ECB Lays Groundwork for Digital Euro Payment Acceptance

The central bank’s latest move could make future digital euro payments easier to adopt across Europe.

ECB
Digital Euro signing ceremony, 23 April 2026

The European Central Bank has taken a further step towards making the digital euro usable in everyday payments, signing agreements with three European standard-setting bodies to support future payment processing.

The agreements with European Card Payment Cooperation, nexo standards and the Berlin Group will see the organisations’ existing technical standards applied across different parts of the payments chain, from contactless transactions to merchant acceptance and account-based payments.

According to the ECB, the agreements will allow existing open standards to be reused for digital euro online payments. This means payment service providers, merchants, acquirers and technology suppliers would have a common technical base if the digital euro is introduced.

The digital euro still depends on EU legislation, with the final regulation yet to be adopted. The agreements, however, give the market a clearer indication of how the ECB wants the payment infrastructure around the digital euro to work.

Acceptance will be one of the main tests for the project. A digital euro would need to work across the euro area in shops, apps and online payment flows. That will require common standards, so that payment systems can connect without each provider having to build separate technical arrangements.

Building the payment rails

The ECB says the selected standards cover several payment functions. CPACE, developed by European Card Payment Cooperation, supports contactless ‘tap-to-pay’ payments using near-field communication. nexo standards connect merchant systems with the back-end systems used by payment service providers and acquirers. Berlin Group standards support functions such as alias-based payments, balance checks and reconciliation.

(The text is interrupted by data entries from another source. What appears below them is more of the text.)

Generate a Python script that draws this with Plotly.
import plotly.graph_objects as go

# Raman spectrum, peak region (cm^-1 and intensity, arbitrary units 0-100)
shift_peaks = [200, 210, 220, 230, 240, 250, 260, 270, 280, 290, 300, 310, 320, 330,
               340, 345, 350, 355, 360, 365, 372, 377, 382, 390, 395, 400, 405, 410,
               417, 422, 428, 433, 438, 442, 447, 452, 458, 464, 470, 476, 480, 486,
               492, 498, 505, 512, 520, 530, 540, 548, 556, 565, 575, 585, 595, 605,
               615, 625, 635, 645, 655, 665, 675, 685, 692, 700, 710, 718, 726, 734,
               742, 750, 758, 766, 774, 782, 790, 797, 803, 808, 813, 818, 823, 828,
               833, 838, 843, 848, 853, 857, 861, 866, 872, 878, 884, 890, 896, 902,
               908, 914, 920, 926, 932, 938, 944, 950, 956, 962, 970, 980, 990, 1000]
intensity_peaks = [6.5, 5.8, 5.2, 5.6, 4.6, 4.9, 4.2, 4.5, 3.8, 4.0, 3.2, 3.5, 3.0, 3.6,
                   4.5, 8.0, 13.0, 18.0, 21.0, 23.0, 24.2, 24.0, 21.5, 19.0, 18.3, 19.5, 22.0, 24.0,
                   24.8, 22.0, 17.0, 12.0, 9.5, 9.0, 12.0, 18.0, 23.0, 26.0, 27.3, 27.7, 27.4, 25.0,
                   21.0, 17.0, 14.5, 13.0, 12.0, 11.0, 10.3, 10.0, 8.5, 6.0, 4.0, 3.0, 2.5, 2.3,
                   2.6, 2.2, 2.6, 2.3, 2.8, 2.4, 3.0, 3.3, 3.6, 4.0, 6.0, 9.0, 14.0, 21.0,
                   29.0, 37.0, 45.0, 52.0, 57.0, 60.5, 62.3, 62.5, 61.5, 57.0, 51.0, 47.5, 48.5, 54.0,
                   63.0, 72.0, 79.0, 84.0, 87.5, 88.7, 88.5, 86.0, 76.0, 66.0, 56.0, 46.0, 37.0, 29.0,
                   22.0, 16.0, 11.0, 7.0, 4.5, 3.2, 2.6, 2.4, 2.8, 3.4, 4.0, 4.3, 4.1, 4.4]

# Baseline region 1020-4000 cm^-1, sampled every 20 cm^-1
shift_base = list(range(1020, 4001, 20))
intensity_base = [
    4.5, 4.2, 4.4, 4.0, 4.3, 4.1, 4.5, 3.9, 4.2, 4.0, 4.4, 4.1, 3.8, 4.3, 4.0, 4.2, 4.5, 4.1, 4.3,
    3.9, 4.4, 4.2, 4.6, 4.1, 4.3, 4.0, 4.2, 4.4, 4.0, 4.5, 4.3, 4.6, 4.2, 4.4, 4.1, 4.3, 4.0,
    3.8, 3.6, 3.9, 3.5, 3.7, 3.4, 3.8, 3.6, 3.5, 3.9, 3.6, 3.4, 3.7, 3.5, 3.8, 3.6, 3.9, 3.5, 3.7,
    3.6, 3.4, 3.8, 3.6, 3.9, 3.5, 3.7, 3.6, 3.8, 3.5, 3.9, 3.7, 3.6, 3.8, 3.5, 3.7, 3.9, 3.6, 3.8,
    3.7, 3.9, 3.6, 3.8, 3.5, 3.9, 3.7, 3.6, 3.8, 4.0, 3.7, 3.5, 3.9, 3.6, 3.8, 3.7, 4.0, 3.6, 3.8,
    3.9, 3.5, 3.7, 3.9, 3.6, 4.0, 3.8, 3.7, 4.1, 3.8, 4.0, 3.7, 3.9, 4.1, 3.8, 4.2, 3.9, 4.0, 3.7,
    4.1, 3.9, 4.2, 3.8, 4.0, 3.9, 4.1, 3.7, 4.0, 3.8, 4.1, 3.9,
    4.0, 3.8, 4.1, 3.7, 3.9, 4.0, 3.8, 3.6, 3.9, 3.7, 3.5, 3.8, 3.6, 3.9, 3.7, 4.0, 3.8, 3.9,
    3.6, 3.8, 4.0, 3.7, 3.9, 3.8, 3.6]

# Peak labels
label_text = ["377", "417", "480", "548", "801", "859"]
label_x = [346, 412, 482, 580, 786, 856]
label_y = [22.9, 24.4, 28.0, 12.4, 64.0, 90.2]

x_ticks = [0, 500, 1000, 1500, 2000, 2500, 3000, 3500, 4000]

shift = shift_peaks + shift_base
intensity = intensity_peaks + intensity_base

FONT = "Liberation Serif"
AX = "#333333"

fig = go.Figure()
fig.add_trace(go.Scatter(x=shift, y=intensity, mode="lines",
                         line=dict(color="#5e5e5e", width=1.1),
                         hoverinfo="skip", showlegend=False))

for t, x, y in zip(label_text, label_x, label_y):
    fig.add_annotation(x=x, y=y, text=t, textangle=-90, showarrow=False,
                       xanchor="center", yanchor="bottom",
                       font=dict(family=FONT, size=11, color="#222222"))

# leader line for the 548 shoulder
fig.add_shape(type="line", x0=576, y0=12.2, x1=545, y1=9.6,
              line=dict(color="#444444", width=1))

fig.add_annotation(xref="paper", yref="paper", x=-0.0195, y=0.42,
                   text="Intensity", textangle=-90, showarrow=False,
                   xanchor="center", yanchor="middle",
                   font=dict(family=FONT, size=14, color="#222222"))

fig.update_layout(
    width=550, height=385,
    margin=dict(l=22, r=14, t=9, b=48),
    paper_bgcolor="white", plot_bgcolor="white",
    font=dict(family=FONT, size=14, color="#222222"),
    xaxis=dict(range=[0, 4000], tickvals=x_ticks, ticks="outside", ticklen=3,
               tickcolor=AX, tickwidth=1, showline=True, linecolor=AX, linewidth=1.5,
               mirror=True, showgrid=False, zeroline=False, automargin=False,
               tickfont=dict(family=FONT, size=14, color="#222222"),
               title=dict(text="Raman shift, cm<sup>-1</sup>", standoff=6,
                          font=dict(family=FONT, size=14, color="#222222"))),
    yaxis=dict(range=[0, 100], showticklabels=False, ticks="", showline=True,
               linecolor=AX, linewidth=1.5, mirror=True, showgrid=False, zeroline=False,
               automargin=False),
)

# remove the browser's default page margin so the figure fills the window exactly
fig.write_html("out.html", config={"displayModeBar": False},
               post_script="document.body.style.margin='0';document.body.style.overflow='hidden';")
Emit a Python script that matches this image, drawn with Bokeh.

By using existing standards, the ECB aims to lower adoption costs and encourage early coordination between market participants. That could matter for banks, processors, payment schemes and merchants, all of which would need to invest in systems before digital euro payments could be offered at scale.

The focus on standards also shows how the ECB’s approach differs from some other digital currency projects. While some central banks have tested central bank digital currencies through live pilots or specific use cases, the ECB is placing emphasis on the technical framework that would allow a digital euro to work across existing payment systems if the project moves ahead.

Piero Cipollone, ECB executive board member and chair of the High-Level Task Force on a digital euro, said the partnership showed the central bank’s commitment to ensuring the digital euro works with existing European standards that the private sector can also use.

Cipollone described the open standards as “a European free alternative to current proprietary standards” that would make it easier for new European providers to enter the market.

The ECB said free access, lower costs and coordination are important because Europe does not currently have a universally available open standard supported across payment terminals. It also said the region depends heavily on proprietary standards owned by international card schemes and global digital wallets.

Using widely adopted European standards would simplify digital euro acceptance and help create a more consistent user experience across the euro area, according to the ECB. It suggests this could also allow European payment schemes to expand geographically and support more use cases.

One example given by the ECB is a national card scheme expanding into point-of-sale environments outside its home market without requiring technical upgrades to payment terminals.

Waiting for legislation

The benefits of the digital euro standard could emerge before the digital euro itself is issued. Once EU co-legislators adopt the digital euro regulation, the central bank says market participants would have more certainty for future investment.

Standard-setting organisations welcomed the agreements as a step towards wider interoperability. Ana Grade, CEO of ECPC, said the use of CPACE in the digital euro project would “further enhance the standard’s visibility and market presence”.

Jean-Philippe Joliveau, chairman of the board of nexo standards, pointed to the role of common standards in payment acceptance, while Markus Schierack, managing director of SRC, which acts as the Berlin Group’s secretariat and editorial lead, said open standards were “the foundation of a competitive and interoperable European payments market”.

The standards were selected with market participants represented in the Rulebook Development Group. The ECB said they also support the aims of the Eurosystem payments strategy.

Further standards could be added in the future, subject to approval by the ECB’s Governing Council.